Data records |
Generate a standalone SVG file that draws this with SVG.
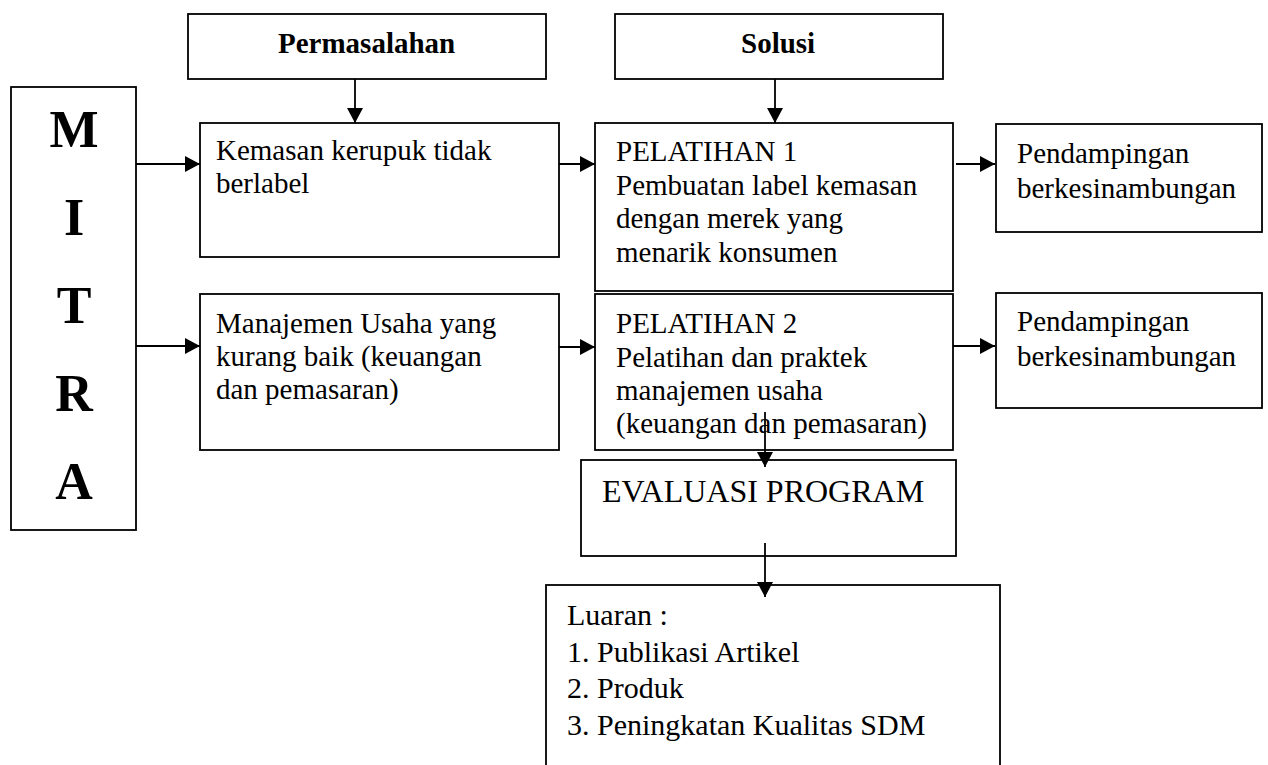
<svg xmlns="http://www.w3.org/2000/svg" width="1268" height="765" viewBox="0 0 1268 765">
<style>
.box{fill:#fff;stroke:#000;stroke-width:1.8}
.t{font-family:"Liberation Serif","Times New Roman",serif;font-size:29px;fill:#000}
.b{font-weight:bold}
.m{font-family:"Liberation Serif","Times New Roman",serif;font-size:52px;font-weight:bold;text-anchor:middle;fill:#000}
.c{stroke:#000;stroke-width:1.8;fill:none}
</style>
<defs>
<marker id="ah" markerUnits="userSpaceOnUse" markerWidth="16" markerHeight="16" refX="15" refY="8" orient="auto">
<path d="M0,0 L15,8 L0,16 Z" fill="#000"/>
</marker>
</defs>
<rect width="1268" height="765" fill="#fff"/>
<g id="permasalahan"><rect class="box" x="188" y="14" width="358" height="65"/><text class="t b" x="278" y="53">Permasalahan</text></g>
<g id="solusi"><rect class="box" x="615" y="14" width="328" height="65"/><text class="t b" x="741" y="53">Solusi</text></g>
<g id="mitra"><rect class="box" x="11" y="87" width="125" height="443"/>
<text class="m" x="74" y="147">M</text><text class="m" x="74" y="235">I</text><text class="m" x="74" y="323">T</text><text class="m" x="74" y="411">R</text><text class="m" x="74" y="499">A</text></g>
<g id="kemasan"><rect class="box" x="200" y="123" width="359" height="134"/><text class="t" x="216" y="160">Kemasan kerupuk tidak</text><text class="t" x="216" y="193">berlabel</text></g>
<g id="manajemen"><rect class="box" x="200" y="294" width="359" height="156"/><text class="t" x="216" y="333">Manajemen Usaha yang</text><text class="t" x="216" y="366">kurang baik (keuangan</text><text class="t" x="216" y="399">dan pemasaran)</text></g>
<g id="pelatihan1"><rect class="box" x="595" y="123" width="358" height="168"/><text class="t" x="616" y="161">PELATIHAN 1</text><text class="t" x="616" y="194.5">Pembuatan label kemasan</text><text class="t" x="616" y="228">dengan merek yang</text><text class="t" x="616" y="262">menarik konsumen</text></g>
<g id="pelatihan2"><rect class="box" x="595" y="294" width="358" height="156"/><text class="t" x="616" y="333">PELATIHAN 2</text><text class="t" x="616" y="366.5">Pelatihan dan praktek</text><text class="t" x="616" y="400">manajemen usaha</text><text class="t" x="616" y="433">(keuangan dan pemasaran)</text></g>
<g id="pendampingan1"><rect class="box" x="996" y="124" width="266" height="108"/><text class="t" x="1017" y="163">Pendampingan</text><text class="t" x="1017" y="198">berkesinambungan</text></g>
<g id="pendampingan2"><rect class="box" x="996" y="293" width="266" height="115"/><text class="t" x="1017" y="331">Pendampingan</text><text class="t" x="1017" y="366">berkesinambungan</text></g>
<g id="evaluasi"><rect class="box" x="581" y="460" width="375" height="96"/><text class="t" x="602" y="502" style="font-size:32px">EVALUASI PROGRAM</text></g>
<g id="luaran"><rect class="box" x="546" y="585" width="454" height="190"/>
<text class="t" x="567" y="625" style="font-size:30px">Luaran :</text>
<text class="t" x="567" y="662" style="font-size:30px">1. Publikasi Artikel</text>
<text class="t" x="567" y="698" style="font-size:30px">2. Produk</text>
<text class="t" x="567" y="735" style="font-size:30px">3. Peningkatan Kualitas SDM</text></g>
<g id="connectors">
<line class="c" x1="355" y1="79" x2="355" y2="123" marker-end="url(#ah)"/>
<line class="c" x1="775" y1="79" x2="775" y2="123" marker-end="url(#ah)"/>
<line class="c" x1="136" y1="164" x2="200" y2="164" marker-end="url(#ah)"/>
<line class="c" x1="559" y1="164" x2="595" y2="164" marker-end="url(#ah)"/>
<line class="c" x1="956" y1="164" x2="995" y2="164" marker-end="url(#ah)"/>
<line class="c" x1="136" y1="346" x2="200" y2="346" marker-end="url(#ah)"/>
<line class="c" x1="559" y1="347" x2="595" y2="347" marker-end="url(#ah)"/>
<line class="c" x1="953" y1="346" x2="995" y2="346" marker-end="url(#ah)"/>
<line class="c" x1="765" y1="412" x2="765" y2="467" marker-end="url(#ah)"/>
<line class="c" x1="765" y1="543" x2="765" y2="597" marker-end="url(#ah)"/>
</g>
</svg>
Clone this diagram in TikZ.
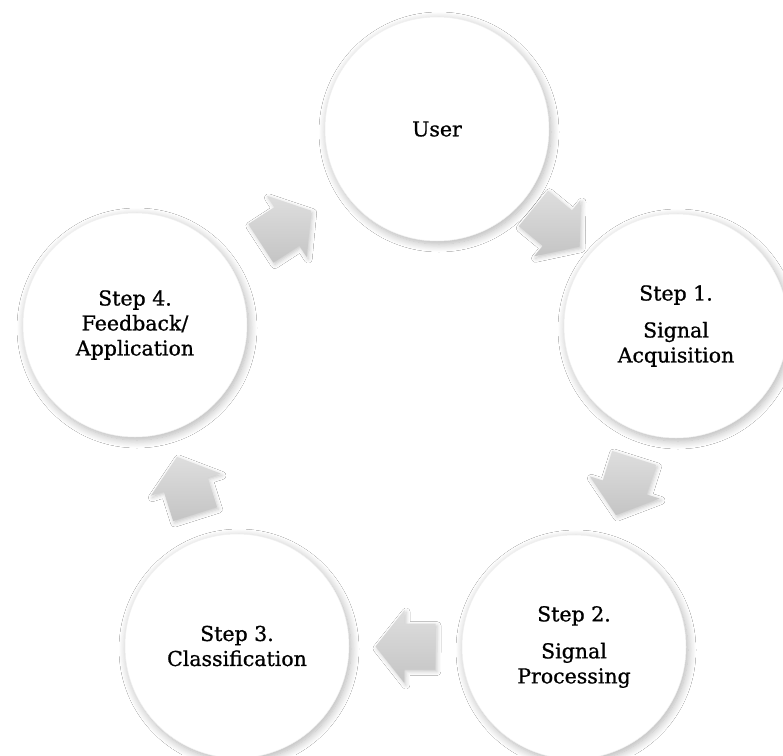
\documentclass[tikz,border=0pt]{standalone}
\usepackage{fontspec}
\setmainfont{DejaVu Serif}
\newfontfamily\lblfont{DejaVu Serif}[FakeBold=0.9]
\usetikzlibrary{calc,shadows.blur}
\begin{document}
\begin{tikzpicture}[x=1pt,y=-1pt,
  stage/.style={circle, fill=white, draw=black!6, line width=0.5pt,
    minimum size=224pt, inner sep=0pt, align=center,
    font=\lblfont\fontsize{20.5}{25}\selectfont, text=black,
    blur shadow={shadow xshift=2pt, shadow yshift=-3pt,
      shadow blur radius=8pt, shadow blur steps=10, shadow opacity=30}},
  arrowshade/.style={top color=gray!26, bottom color=gray!46, draw=none,
    blur shadow={shadow xshift=1.5pt, shadow yshift=-2pt,
      shadow blur radius=4pt, shadow opacity=22}},
  cyclearr/.pic={\shade[arrowshade] (30,0) -- (1,36.5) -- (1,23) -- (-30,23)
    -- (-30,-23) -- (1,-23) -- (1,-36.5) -- cycle;}
]
\fill[white] (0,0) rectangle (783,755);
\useasboundingbox (0,0) rectangle (783,755);
\node[stage] (user) at (437,129) {User};
\node[stage] (s1) at (676,326) {Step 1.\\[12pt]Signal\\Acquisition};
\node[stage] (s2) at (574,647) {Step 2.\\[12pt]Signal\\Processing};
\node[stage] (s3) at (237,646) {Step 3.\\Classification};
\node[stage] (s4) at (135,325) {Step 4.\\Feedback/\\Application};
\foreach \a/\b in {user/s1, s1/s2, s2/s3, s3/s4, s4/user}
  \path let \p1=($(\b)-(\a)$), \n1={atan2(\y1,\x1)} in
    pic[rotate=\n1] at ($(\a)!0.5!(\b)$) {cyclearr};
\end{tikzpicture}
\end{document}
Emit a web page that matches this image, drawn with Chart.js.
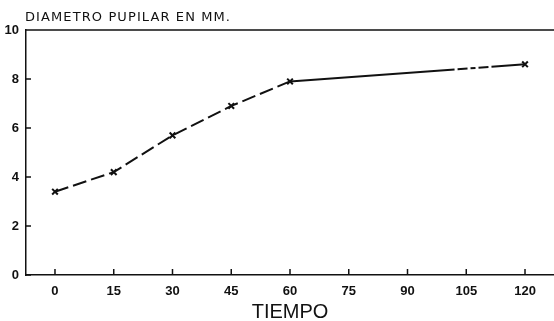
<!DOCTYPE html>
<html>
<head>
<meta charset="utf-8">
<script src="https://cdn.jsdelivr.net/npm/chart.js@4"></script>
<style>
  html, body { margin: 0; padding: 0; background: #fff; overflow: hidden; }
  canvas { display: block; }
</style>
</head>
<body>
<canvas id="pupil" width="554" height="321"></canvas>
<script>
// data
const tiempo = [0, 15, 30, 45, 60, 120];
const diametro = [3.4, 4.2, 5.7, 6.9, 7.9, 8.6];
const xTicks = [0, 15, 30, 45, 60, 75, 90, 105, 120];
const yTicks = [0, 2, 4, 6, 8, 10];
const titulo = 'DIAMETRO PUPILAR EN MM.';

// title, inward tick marks + top border line
const frame = {
  id: 'frame',
  afterDraw(chart) {
    const ctx = chart.ctx, a = chart.chartArea;
    const xs = chart.scales.x, ys = chart.scales.y;
    ctx.save();
    ctx.fillStyle = '#111';
    ctx.font = '13px "DejaVu Sans"';
    ctx.letterSpacing = '1.1px';
    ctx.textBaseline = 'alphabetic';
    ctx.textAlign = 'left';
    ctx.fillText(titulo, 25, 21);
    ctx.letterSpacing = '0px';

    ctx.strokeStyle = '#111';
    ctx.lineWidth = 1.5;
    ctx.beginPath();
    ctx.moveTo(a.left, a.top);
    ctx.lineTo(chart.width, a.top);
    xTicks.forEach(v => {
      const px = xs.getPixelForValue(v);
      ctx.moveTo(px, a.bottom);
      ctx.lineTo(px, a.bottom - 6);
    });
    yTicks.forEach(v => {
      const py = ys.getPixelForValue(v);
      ctx.moveTo(a.left, py);
      ctx.lineTo(a.left + 5, py);
    });
    ctx.stroke();
    ctx.restore();
  }
};

new Chart(document.getElementById('pupil').getContext('2d'), {
  type: 'line',
  data: {
    datasets: [{
      data: tiempo.map((t, i) => ({ x: t, y: diametro[i] })),
      borderColor: '#111',
      borderWidth: 2,
      borderDash: [14, 5],
      segment: {
        // long last stretch: mostly solid with a dash-dot part near the end
        borderDash: c => c.p0DataIndex === 4 ? [165, 3, 10, 3, 5, 3, 10, 3, 80] : undefined
      },
      pointStyle: 'crossRot',
      pointRadius: 4,
      pointBorderWidth: 2,
      pointBorderColor: '#111',
      tension: 0
    }]
  },
  options: {
    responsive: false,
    animation: false,
    layout: { autoPadding: false, padding: { top: 30, left: 0, right: 0, bottom: 0 } },
    plugins: {
      legend: { display: false },
      tooltip: { enabled: false },
      title: { display: false }
    },
    scales: {
      x: {
        type: 'linear',
        min: -7.4,
        max: 127.4,
        afterBuildTicks: s => { s.ticks = xTicks.map(v => ({ value: v })); },
        afterFit: s => { s.height = 46; },
        grid: { display: false, drawTicks: false },
        border: { color: '#111', width: 1.5 },
        ticks: {
          color: '#111',
          padding: 9,
          maxRotation: 0,
          font: { family: 'Liberation Sans', size: 13, weight: 'bold' }
        },
        title: {
          display: true,
          text: 'TIEMPO',
          color: '#111',
          padding: { top: 0, bottom: -1 },
          font: { family: 'Liberation Sans', size: 20, lineHeight: 1 }
        }
      },
      y: {
        min: 0,
        max: 10,
        afterBuildTicks: s => { s.ticks = yTicks.map(v => ({ value: v })); },
        afterFit: s => { s.width = 26; },
        grid: { display: false, drawTicks: false },
        border: { color: '#111', width: 1.5 },
        ticks: {
          color: '#111',
          padding: 7,
          font: { family: 'Liberation Sans', size: 13, weight: 'bold' }
        }
      }
    }
  },
  plugins: [frame]
});
</script>
</body>
</html>
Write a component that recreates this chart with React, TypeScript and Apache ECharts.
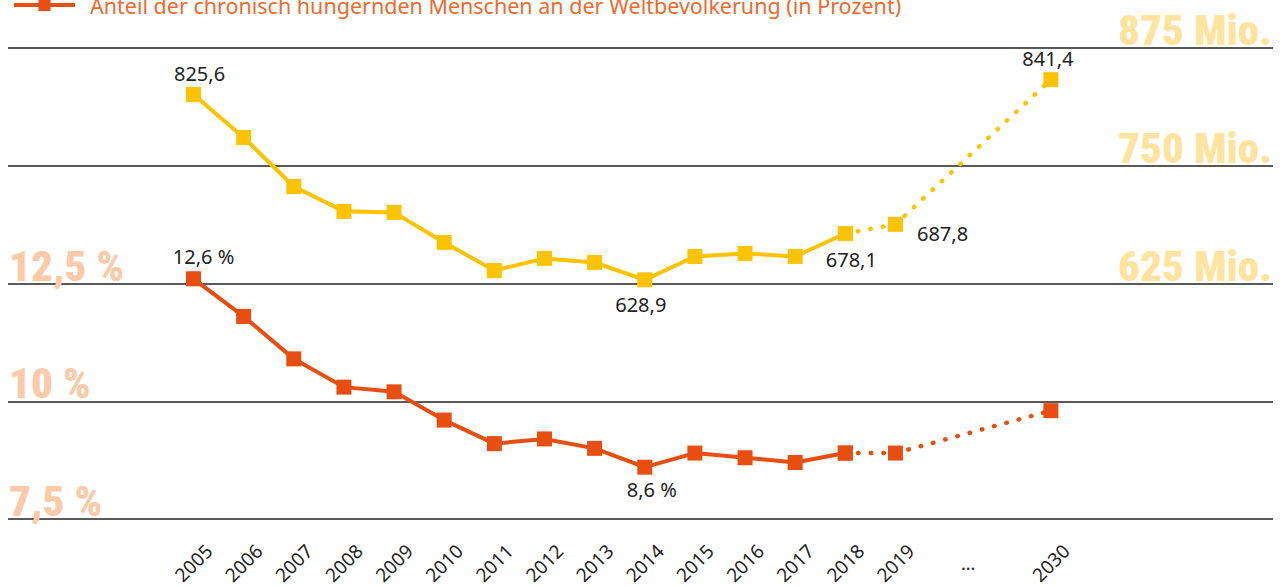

SET TASK |
Search the lines above for the string "standalone", then show every one that has it.

SOLVED PROBLEM |
Generate a standalone SVG file that draws this with SVG.
\documentclass[tikz,border=0pt]{standalone}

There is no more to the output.